**Exercise directions**
Records follow. Select each line holding "standalone".

**Records for the exercise**
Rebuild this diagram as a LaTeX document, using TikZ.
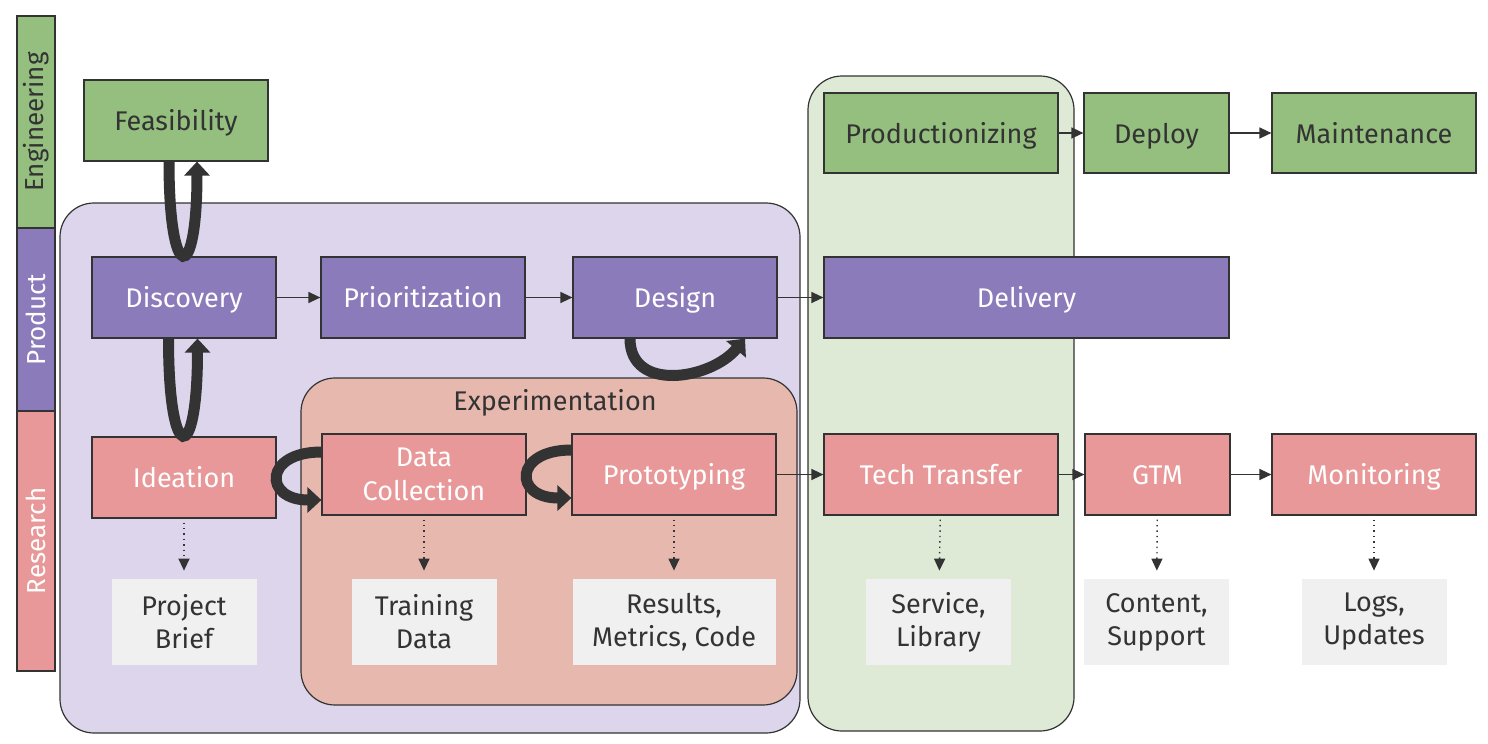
\documentclass[tikz,border=0pt]{standalone}
\usepackage{fontspec}
\setmainfont{Fira Sans}
\usetikzlibrary{arrows.meta, positioning, calc}
\definecolor{engGreen}{HTML}{95BF7F}
\definecolor{prdPurple}{HTML}{8B7BBB}
\definecolor{resPink}{HTML}{E89898}
\definecolor{prdRegion}{HTML}{DCD5EB}
\definecolor{engRegion}{HTML}{DEEAD6}
\definecolor{expRegion}{HTML}{E6B8AE}
\definecolor{artGray}{HTML}{F0F0F0}
\definecolor{lineGray}{HTML}{333333}

\begin{document}
\begin{tikzpicture}[x=0.5pt, y=-0.5pt,
    box/.style={draw=lineGray, line width=0.6pt, minimum height=40.5pt, inner sep=0pt, font=\fontsize{13.5}{16}\selectfont, text=white, text height=13pt, text depth=3pt},
    eng/.style={box, fill=engGreen, text=lineGray},
    prd/.style={box, fill=prdPurple},
    res/.style={box, fill=resPink},
    artifact/.style={fill=artGray, minimum width=72.5pt, minimum height=43pt, inner sep=0pt, align=center, font=\fontsize{13.5}{16.5}\selectfont, text=lineGray},
    lane/.style={draw=lineGray, line width=0.6pt, rotate=90, minimum height=19pt, inner sep=0pt, font=\fontsize{13}{15}\selectfont},
    region/.style={draw=lineGray, line width=0.6pt, rounded corners=17pt},
    flow/.style={-{Triangle[width=5.5pt,length=6pt]}, line width=0.7pt, draw=lineGray},
    yield/.style={-{Triangle[width=5.5pt,length=6pt]}, dotted, line width=0.7pt, draw=lineGray, shorten <=2pt, shorten >=4pt},
    bigloop/.style={-{Triangle[width=12.5pt,length=7pt]}, line width=5.5pt, draw=lineGray}
]
\useasboundingbox (0,0) rectangle (1488,744);

% Swim lanes on the left
\node[lane, fill=engGreen, minimum width=106pt, text=lineGray] (laneEng) at (36,122) {Engineering};
\node[lane, fill=prdPurple, minimum width=91.5pt, text=white] (lanePrd) at (36,319.5) {Product};
\node[lane, fill=resPink, minimum width=130pt, text=white] (laneRes) at (36,541) {Research};

% Background regions
\draw[region, fill=prdRegion] (60,203) rectangle (800,733);
\draw[region, fill=engRegion] (808,76) rectangle (1074,731);
\draw[region, fill=expRegion] (301,378) rectangle (797,705);
\node[font=\fontsize{13.5}{16}\selectfont, text=lineGray] (expLabel) at (555,403) {Experimentation};

% Engineering row
\node[eng, minimum width=92pt] (feas) at (176,120.5) {Feasibility};
\node[eng, minimum width=117pt, minimum height=40pt] (prod) at (941,133) {Productionizing};
\node[eng, minimum width=72.5pt, minimum height=40pt] (deploy) at (1156.5,133) {Deploy};
\node[eng, minimum width=102pt, minimum height=40pt] (maint) at (1374,133) {Maintenance};

% Product row
\node[prd, minimum width=92pt] (disc) at (184,297.5) {Discovery};
\node[prd, minimum width=102pt] (prio) at (423,297.5) {Prioritization};
\node[prd, minimum width=102pt] (design) at (675,297.5) {Design};
\node[prd, minimum width=202.5pt] (deliv) at (1026.5,297.5) {Delivery};

% Research row
\node[res, minimum width=92pt] (idea) at (184,477.5) {Ideation};
\node[res, minimum width=102pt, align=center, font=\fontsize{13.5}{17}\selectfont, text height=, text depth=] (datacol) at (424,474.5) {Data\\Collection};
\node[res, minimum width=102pt] (proto) at (674,474.5) {Prototyping};
\node[res, minimum width=117pt] (techtr) at (941,474.5) {Tech Transfer};
\node[res, minimum width=72.5pt] (gtm) at (1157.5,474.5) {GTM};
\node[res, minimum width=102pt] (monit) at (1374,474.5) {Monitoring};

% Artifacts
\node[artifact, below=30pt of idea] (brief) {Project\\Brief};
\node[artifact, below=31.5pt of datacol] (train) {Training\\Data};
\node[artifact, minimum width=101.5pt, below=31.5pt of proto] (results) {Results,\\Metrics, Code};
\node[artifact, below=31.5pt of techtr, xshift=-1.25pt] (service) {Service,\\Library};
\node[artifact, below=31.5pt of gtm, xshift=-0.5pt] (content) {Content,\\Support};
\node[artifact, below=31.5pt of monit] (logs) {Logs,\\Updates};

% Hand-offs
\draw[flow] (disc) -- (prio);
\draw[flow] (prio) -- (design);
\draw[flow] (design) -- (deliv);
\draw[flow] (prod) -- (deploy);
\draw[flow] (deploy) -- (maint);
\draw[flow] (proto) -- (techtr);
\draw[flow] (techtr) -- (gtm);
\draw[flow] (gtm) -- (monit);

% Outputs
\draw[yield] (idea) -- (brief);
\draw[yield] (datacol) -- (train);
\draw[yield] (proto) -- (results);
\draw[yield] (techtr) -- (service);
\draw[yield] (gtm) -- (content);
\draw[yield] (monit) -- (logs);

% Iteration loops
\draw[bigloop] ([xshift=-3.5pt]feas.south) .. controls +(0,-62pt) and +(0,-62pt) .. ([xshift=10.5pt]feas.south);
\draw[bigloop] ([xshift=-7.75pt]disc.south) .. controls +(0,-64pt) and +(0,-64pt) .. ([xshift=6.75pt]disc.south);
\draw[bigloop] ([yshift=11.25pt]datacol.west) .. controls +(-29pt,0) and +(-29pt,0) .. ([yshift=-12.75pt]datacol.west);
\draw[bigloop] ([yshift=12.25pt]proto.west) .. controls +(-29pt,0) and +(-29pt,0) .. ([yshift=-11.75pt]proto.west);
\draw[bigloop] ([xshift=-22.5pt]design.south) to[out=-90, in=-130, looseness=1.2] ([xshift=35pt]design.south);
\end{tikzpicture}
\end{document}
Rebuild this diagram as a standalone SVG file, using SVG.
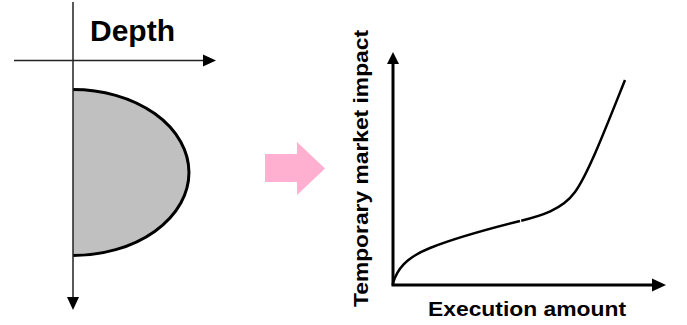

**Answer to this exercise**
\documentclass[tikz,border=0pt]{standalone}
Rebuild this diagram as a standalone SVG file, using SVG.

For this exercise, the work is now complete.